→ **DIRECTIONS FOR THIS TASK**
Extract the whole listing as it stands. Do not include the pictures.

-- begin --

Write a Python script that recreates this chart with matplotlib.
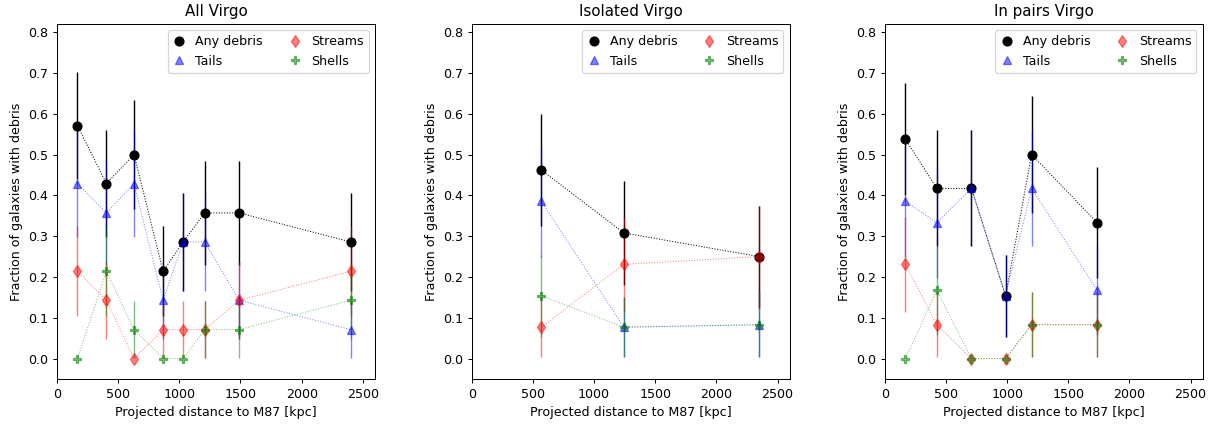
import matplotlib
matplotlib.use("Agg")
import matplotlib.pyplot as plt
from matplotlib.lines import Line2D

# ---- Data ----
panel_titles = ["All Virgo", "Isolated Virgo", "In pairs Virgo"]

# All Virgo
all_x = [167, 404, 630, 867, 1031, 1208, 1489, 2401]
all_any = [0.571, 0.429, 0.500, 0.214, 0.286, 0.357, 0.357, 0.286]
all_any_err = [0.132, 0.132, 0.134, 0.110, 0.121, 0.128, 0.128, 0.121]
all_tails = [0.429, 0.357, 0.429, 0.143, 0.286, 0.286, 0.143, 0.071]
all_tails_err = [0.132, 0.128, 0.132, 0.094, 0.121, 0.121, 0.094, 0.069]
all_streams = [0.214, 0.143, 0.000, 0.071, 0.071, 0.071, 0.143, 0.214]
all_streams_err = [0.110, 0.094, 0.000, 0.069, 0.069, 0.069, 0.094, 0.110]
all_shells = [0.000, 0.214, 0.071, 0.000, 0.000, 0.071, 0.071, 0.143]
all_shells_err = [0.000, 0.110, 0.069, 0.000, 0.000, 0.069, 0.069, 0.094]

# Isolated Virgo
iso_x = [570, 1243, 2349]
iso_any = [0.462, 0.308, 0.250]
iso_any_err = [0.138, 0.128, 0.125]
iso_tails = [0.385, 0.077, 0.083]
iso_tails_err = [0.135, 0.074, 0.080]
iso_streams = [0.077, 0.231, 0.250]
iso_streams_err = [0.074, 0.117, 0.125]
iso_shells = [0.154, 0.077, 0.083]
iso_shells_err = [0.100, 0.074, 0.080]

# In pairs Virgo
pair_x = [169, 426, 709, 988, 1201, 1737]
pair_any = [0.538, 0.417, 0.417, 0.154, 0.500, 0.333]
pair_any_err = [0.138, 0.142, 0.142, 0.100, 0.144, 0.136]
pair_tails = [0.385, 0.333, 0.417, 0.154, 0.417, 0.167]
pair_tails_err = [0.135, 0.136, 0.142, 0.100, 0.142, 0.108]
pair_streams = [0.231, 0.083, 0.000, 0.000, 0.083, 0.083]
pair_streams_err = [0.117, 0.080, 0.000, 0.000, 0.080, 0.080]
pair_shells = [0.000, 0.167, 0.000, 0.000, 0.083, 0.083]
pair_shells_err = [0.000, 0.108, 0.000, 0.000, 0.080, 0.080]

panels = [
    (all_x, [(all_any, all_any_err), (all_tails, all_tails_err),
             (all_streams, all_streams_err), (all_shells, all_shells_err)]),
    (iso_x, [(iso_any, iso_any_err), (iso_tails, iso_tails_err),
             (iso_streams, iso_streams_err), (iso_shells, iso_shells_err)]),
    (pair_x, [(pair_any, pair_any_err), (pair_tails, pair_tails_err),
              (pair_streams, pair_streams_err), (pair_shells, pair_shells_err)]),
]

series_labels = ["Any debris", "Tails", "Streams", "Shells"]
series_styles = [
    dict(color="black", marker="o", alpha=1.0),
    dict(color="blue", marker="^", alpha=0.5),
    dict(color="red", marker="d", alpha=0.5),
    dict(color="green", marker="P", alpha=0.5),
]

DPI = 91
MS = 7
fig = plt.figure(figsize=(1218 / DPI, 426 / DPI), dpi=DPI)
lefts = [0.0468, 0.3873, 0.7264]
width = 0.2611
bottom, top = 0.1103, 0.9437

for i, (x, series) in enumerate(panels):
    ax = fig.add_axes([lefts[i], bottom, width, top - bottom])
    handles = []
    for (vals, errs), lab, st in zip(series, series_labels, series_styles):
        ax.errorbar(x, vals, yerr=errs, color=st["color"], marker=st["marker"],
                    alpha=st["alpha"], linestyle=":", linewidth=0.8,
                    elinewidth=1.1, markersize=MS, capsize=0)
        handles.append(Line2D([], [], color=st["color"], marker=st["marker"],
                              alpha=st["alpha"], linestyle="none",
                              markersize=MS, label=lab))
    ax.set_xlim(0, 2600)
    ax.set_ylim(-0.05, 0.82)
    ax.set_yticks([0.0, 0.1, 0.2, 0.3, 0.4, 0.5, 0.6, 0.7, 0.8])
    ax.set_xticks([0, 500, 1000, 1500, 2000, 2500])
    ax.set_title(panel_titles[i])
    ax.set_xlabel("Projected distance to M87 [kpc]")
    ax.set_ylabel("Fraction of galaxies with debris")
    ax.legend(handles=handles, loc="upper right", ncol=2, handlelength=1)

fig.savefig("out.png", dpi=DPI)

-- end --

→ **COMPLETED TASK**
Write a Python script that recreates this chart with matplotlib.
import matplotlib
matplotlib.use("Agg")
import matplotlib.pyplot as plt
from matplotlib.lines import Line2D

# ---- Data ----
panel_titles = ["All Virgo", "Isolated Virgo", "In pairs Virgo"]

# All Virgo
all_x = [167, 404, 630, 867, 1031, 1208, 1489, 2401]
all_any = [0.571, 0.429, 0.500, 0.214, 0.286, 0.357, 0.357, 0.286]
all_any_err = [0.132, 0.132, 0.134, 0.110, 0.121, 0.128, 0.128, 0.121]
all_tails = [0.429, 0.357, 0.429, 0.143, 0.286, 0.286, 0.143, 0.071]
all_tails_err = [0.132, 0.128, 0.132, 0.094, 0.121, 0.121, 0.094, 0.069]
all_streams = [0.214, 0.143, 0.000, 0.071, 0.071, 0.071, 0.143, 0.214]
all_streams_err = [0.110, 0.094, 0.000, 0.069, 0.069, 0.069, 0.094, 0.110]
all_shells = [0.000, 0.214, 0.071, 0.000, 0.000, 0.071, 0.071, 0.143]
all_shells_err = [0.000, 0.110, 0.069, 0.000, 0.000, 0.069, 0.069, 0.094]

# Isolated Virgo
iso_x = [570, 1243, 2349]
iso_any = [0.462, 0.308, 0.250]
iso_any_err = [0.138, 0.128, 0.125]
iso_tails = [0.385, 0.077, 0.083]
iso_tails_err = [0.135, 0.074, 0.080]
iso_streams = [0.077, 0.231, 0.250]
iso_streams_err = [0.074, 0.117, 0.125]
iso_shells = [0.154, 0.077, 0.083]
iso_shells_err = [0.100, 0.074, 0.080]

# In pairs Virgo
pair_x = [169, 426, 709, 988, 1201, 1737]
pair_any = [0.538, 0.417, 0.417, 0.154, 0.500, 0.333]
pair_any_err = [0.138, 0.142, 0.142, 0.100, 0.144, 0.136]
pair_tails = [0.385, 0.333, 0.417, 0.154, 0.417, 0.167]
pair_tails_err = [0.135, 0.136, 0.142, 0.100, 0.142, 0.108]
pair_streams = [0.231, 0.083, 0.000, 0.000, 0.083, 0.083]
pair_streams_err = [0.117, 0.080, 0.000, 0.000, 0.080, 0.080]
pair_shells = [0.000, 0.167, 0.000, 0.000, 0.083, 0.083]
pair_shells_err = [0.000, 0.108, 0.000, 0.000, 0.080, 0.080]

panels = [
    (all_x, [(all_any, all_any_err), (all_tails, all_tails_err),
             (all_streams, all_streams_err), (all_shells, all_shells_err)]),
    (iso_x, [(iso_any, iso_any_err), (iso_tails, iso_tails_err),
             (iso_streams, iso_streams_err), (iso_shells, iso_shells_err)]),
    (pair_x, [(pair_any, pair_any_err), (pair_tails, pair_tails_err),
              (pair_streams, pair_streams_err), (pair_shells, pair_shells_err)]),
]

series_labels = ["Any debris", "Tails", "Streams", "Shells"]
series_styles = [
    dict(color="black", marker="o", alpha=1.0),
    dict(color="blue", marker="^", alpha=0.5),
    dict(color="red", marker="d", alpha=0.5),
    dict(color="green", marker="P", alpha=0.5),
]

DPI = 91
MS = 7
fig = plt.figure(figsize=(1218 / DPI, 426 / DPI), dpi=DPI)
lefts = [0.0468, 0.3873, 0.7264]
width = 0.2611
bottom, top = 0.1103, 0.9437

for i, (x, series) in enumerate(panels):
    ax = fig.add_axes([lefts[i], bottom, width, top - bottom])
    handles = []
    for (vals, errs), lab, st in zip(series, series_labels, series_styles):
        ax.errorbar(x, vals, yerr=errs, color=st["color"], marker=st["marker"],
                    alpha=st["alpha"], linestyle=":", linewidth=0.8,
                    elinewidth=1.1, markersize=MS, capsize=0)
        handles.append(Line2D([], [], color=st["color"], marker=st["marker"],
                              alpha=st["alpha"], linestyle="none",
                              markersize=MS, label=lab))
    ax.set_xlim(0, 2600)
    ax.set_ylim(-0.05, 0.82)
    ax.set_yticks([0.0, 0.1, 0.2, 0.3, 0.4, 0.5, 0.6, 0.7, 0.8])
    ax.set_xticks([0, 500, 1000, 1500, 2000, 2500])
    ax.set_title(panel_titles[i])
    ax.set_xlabel("Projected distance to M87 [kpc]")
    ax.set_ylabel("Fraction of galaxies with debris")
    ax.legend(handles=handles, loc="upper right", ncol=2, handlelength=1)

fig.savefig("out.png", dpi=DPI)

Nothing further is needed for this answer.